** Written exercise **
All lines from the beginning of the listing through the line with "from matplotlib.patches import Rectangle" are to be copied word for word; the pictures are not.

##### Data lines #####

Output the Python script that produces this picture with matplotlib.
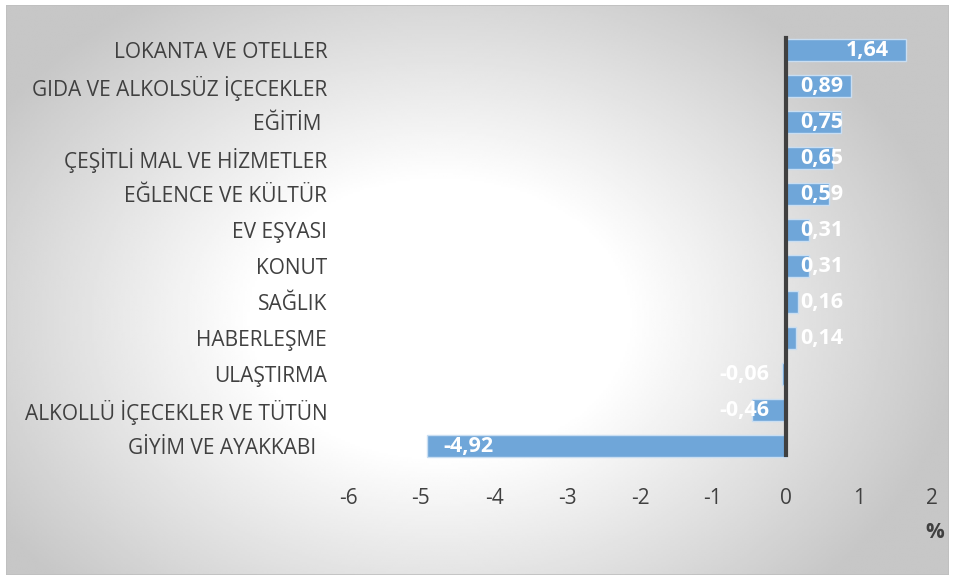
import numpy as np
import matplotlib.pyplot as plt
from matplotlib.patches import Rectangle

categories = ['LOKANTA VE OTELLER', 'GIDA VE ALKOLSÜZ İÇECEKLER', 'EĞİTİM ',
              'ÇEŞİTLİ MAL VE HİZMETLER', 'EĞLENCE VE KÜLTÜR', 'EV EŞYASI',
              'KONUT', 'SAĞLIK', 'HABERLEŞME', 'ULAŞTIRMA',
              'ALKOLLÜ İÇECEKLER VE TÜTÜN', 'GİYİM VE AYAKKABI  ']
values = [1.64, 0.89, 0.75, 0.65, 0.59, 0.31, 0.31, 0.16, 0.14, -0.06, -0.46, -4.92]
labels = ['1,64', '0,89', '0,75', '0,65', '0,59', '0,31', '0,31', '0,16', '0,14',
          '-0,06', '-0,46', '-4,92']
xticks = [-6, -5, -4, -3, -2, -1, 0, 1, 2]

plt.rcParams['font.family'] = ['Open Sans', 'DejaVu Sans']

fig = plt.figure(figsize=(9.55, 5.8), dpi=100)

# radial gradient background
bg = fig.add_axes([0, 0, 1, 1], zorder=-10)
xx, yy = np.meshgrid(np.linspace(0, 1, 400), np.linspace(0, 1, 300))
r = np.sqrt(((xx - 0.46) / 0.7) ** 2 + ((yy - 0.55) / 0.85) ** 2)
shade = 1 - 0.22 * np.clip((r - 0.28) / 0.5, 0, 1)
bg.imshow(shade, cmap='gray', vmin=0, vmax=1, extent=[0, 1, 0, 1],
          aspect='auto', interpolation='bilinear')
bg.set_xlim(0, 1)
bg.set_ylim(0, 1)
bg.axis('off')
bg.add_patch(Rectangle((0.006, 0.008), 0.988, 0.984, fill=False,
                       edgecolor='#bfbfbf', linewidth=1.2))
# white outer frame
for rect in [(0, 0, 0.006, 1), (0.994, 0, 0.006, 1), (0, 0, 1, 0.008), (0, 0.992, 1, 0.008)]:
    bg.add_patch(Rectangle(rect[:2], rect[2], rect[3], facecolor='white', edgecolor='none'))

ax = fig.add_axes([348 / 955, 1 - 464 / 580, 584 / 955, 432 / 580])
ax.patch.set_alpha(0)
y = np.arange(len(values))
ax.barh(y, values, height=0.62, color='#6fa6d9', edgecolor='#c9def2', linewidth=1)
ax.set_ylim(len(values) - 0.5, -0.5)
ax.set_xlim(-6, 2)
ax.axvline(0, ymin=0.02, ymax=0.985, color='#404040', linewidth=3)

for yi, v, lab in zip(y, values, labels):
    if v >= 0:
        ax.text(max(v - 0.23, 0.78), yi, lab, ha='right', va='center',
                color='white', fontsize=15.5, fontweight='bold')
    elif v < -2:
        ax.text(v + 0.22, yi, lab, ha='left', va='center',
                color='white', fontsize=15.5, fontweight='bold')
    else:
        ax.text(-0.23, yi, lab, ha='right', va='center',
                color='white', fontsize=15.5, fontweight='bold')

ax.set_yticks(y)
ax.set_yticklabels(categories, fontsize=15, color='#404040')
ax.set_xticks(xticks)
ax.set_xticklabels([str(t) for t in xticks], fontsize=15, color='#404040')
ax.tick_params(axis='y', length=0, pad=15)
ax.tick_params(axis='x', length=0, pad=17)
for s in ax.spines.values():
    s.set_visible(False)

fig.text(935 / 955, 1 - 533 / 580, '%', ha='center', va='center',
         fontsize=15, fontweight='bold', color='#404040')

fig.savefig('out.png', dpi=100)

#####

** Full solution **
Output the Python script that produces this picture with matplotlib.
import numpy as np
import matplotlib.pyplot as plt
from matplotlib.patches import Rectangle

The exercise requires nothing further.